The billionaire tycoon, who got to know Italy well when he owned the third-biggest mobile operator Wind, has put on the table a capital increase that could make him one of the biggest shareholders in Telecom Italia. Details on the structure of the proposed transaction are scarce, but Sawiris told Reuters that he proposed that the capital increase be open to all shareholders, not just himself, and that it should be conducted around the current market price of 0.70 euros per share.
That is likely to draw the ire of other Telecom Italia shareholders, including Spain's Telefonica and the three Italian financial institutions who together own 22.4 per cent via an unlisted holding company called Telco. They value Telecom Italia at 1.50 euros per share in their accounts, and Marco Fossati, whose family's Findim Group owns five per cent of the Italian operator, on Monday said 1.50 was the "correct price" for any capital increase.

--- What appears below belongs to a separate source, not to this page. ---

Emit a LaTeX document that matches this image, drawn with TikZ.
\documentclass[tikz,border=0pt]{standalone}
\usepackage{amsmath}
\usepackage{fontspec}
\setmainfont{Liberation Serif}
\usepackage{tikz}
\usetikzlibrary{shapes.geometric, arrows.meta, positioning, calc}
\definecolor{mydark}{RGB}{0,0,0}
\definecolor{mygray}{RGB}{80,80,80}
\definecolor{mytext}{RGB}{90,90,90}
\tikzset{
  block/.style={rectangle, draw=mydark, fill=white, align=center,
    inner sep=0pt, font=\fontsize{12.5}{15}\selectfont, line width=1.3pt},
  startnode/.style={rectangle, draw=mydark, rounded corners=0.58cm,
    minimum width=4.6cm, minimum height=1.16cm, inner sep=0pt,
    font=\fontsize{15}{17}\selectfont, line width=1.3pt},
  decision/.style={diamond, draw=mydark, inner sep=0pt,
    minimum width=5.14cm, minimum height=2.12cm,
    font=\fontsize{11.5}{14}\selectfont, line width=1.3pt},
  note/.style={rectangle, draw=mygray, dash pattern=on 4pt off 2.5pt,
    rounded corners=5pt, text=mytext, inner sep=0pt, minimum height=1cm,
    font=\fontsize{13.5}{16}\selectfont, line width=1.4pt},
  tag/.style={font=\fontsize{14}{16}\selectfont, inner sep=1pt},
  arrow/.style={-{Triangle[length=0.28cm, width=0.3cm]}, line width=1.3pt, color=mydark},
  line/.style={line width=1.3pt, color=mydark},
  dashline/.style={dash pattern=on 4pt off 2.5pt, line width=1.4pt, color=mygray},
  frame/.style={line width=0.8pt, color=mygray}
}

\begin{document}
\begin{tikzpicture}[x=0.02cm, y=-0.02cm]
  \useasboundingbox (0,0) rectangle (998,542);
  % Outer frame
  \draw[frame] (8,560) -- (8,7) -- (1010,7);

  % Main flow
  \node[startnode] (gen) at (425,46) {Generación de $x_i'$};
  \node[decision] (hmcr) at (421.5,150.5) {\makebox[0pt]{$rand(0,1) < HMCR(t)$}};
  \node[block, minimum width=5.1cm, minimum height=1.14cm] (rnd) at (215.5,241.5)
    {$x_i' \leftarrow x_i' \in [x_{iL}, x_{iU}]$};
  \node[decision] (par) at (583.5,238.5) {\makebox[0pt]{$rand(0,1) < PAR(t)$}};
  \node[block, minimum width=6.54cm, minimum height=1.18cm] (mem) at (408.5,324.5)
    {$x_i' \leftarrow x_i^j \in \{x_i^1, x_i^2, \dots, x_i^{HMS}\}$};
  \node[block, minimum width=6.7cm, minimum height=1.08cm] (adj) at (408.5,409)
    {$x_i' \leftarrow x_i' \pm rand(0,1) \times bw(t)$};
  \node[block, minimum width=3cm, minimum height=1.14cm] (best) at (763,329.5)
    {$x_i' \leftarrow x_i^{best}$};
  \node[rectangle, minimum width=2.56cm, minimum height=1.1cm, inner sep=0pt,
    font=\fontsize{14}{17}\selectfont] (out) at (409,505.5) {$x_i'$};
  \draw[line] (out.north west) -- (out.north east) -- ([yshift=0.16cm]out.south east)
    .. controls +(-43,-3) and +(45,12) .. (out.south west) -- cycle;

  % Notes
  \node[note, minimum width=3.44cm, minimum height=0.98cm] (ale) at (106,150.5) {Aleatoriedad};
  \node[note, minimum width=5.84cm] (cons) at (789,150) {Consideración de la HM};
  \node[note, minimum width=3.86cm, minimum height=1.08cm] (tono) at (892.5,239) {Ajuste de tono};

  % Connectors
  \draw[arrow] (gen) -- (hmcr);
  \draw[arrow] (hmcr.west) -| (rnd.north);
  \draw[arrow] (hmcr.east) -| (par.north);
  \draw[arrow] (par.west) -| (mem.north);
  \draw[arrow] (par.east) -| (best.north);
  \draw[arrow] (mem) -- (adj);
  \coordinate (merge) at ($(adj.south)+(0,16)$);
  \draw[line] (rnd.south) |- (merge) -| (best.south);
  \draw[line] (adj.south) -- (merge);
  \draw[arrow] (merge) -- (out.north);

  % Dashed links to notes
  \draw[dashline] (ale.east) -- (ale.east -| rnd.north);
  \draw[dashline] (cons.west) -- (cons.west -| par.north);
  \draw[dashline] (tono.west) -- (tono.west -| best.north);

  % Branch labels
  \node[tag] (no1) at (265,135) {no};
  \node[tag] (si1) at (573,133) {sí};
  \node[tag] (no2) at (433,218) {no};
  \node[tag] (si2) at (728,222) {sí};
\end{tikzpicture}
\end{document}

Sawiris, going against a trend of retreating investment in crisis-hit southern Europe, said he might also bring in some of his old Wind associates to put Telecom Italia back on the path to growth. "This proposal will provide a more stable financial structure for Telecom Italia going forward, more growth in Latin America and Brazil, and improved management through the infusion of people who have an excellent knowledge of the Italian market," Sawiris said.
Sawiris initially approached Telefonica and the other shareholders in Telco about the possibility of carrying out a capital increase at the holding company level. He was rebuffed, so decided to approach the Italian group directly. Sawiris told Reuters he was also opposed to a current plan to spin off Telecom Italia's fixed-line network, which is backed by some core investors as a way to raise badly needed cash, and by the Italian government as a means to speed up broadband investment.
"I believe this is a catastrophe," Sawiris said. "If Telecom Italia does that, they will lose the only differentiator they have left in the telecom market in Italy." Telecom Italia is now in talks with an Italian state-backed investment fund over such a spin-off. Under the plan, the fund would take a minority stake in the new company in exchange for Telecom Italia effectively becoming a wholesaler of broadband capacity to other companies.
Proponents of the spin-off argue the move would help Telecom Italia reduce debt while accelerating the modernisation of the woeful Internet infrastructure in Europe's fourth-largest economy.
Telecom Italia's board will meet on December 6 to discuss the network spin-off and whether to bid for Vivendi's GVT, a broadband specialist in Brazil, to complement its TIM Brasil mobile business unit in the fast-growing market.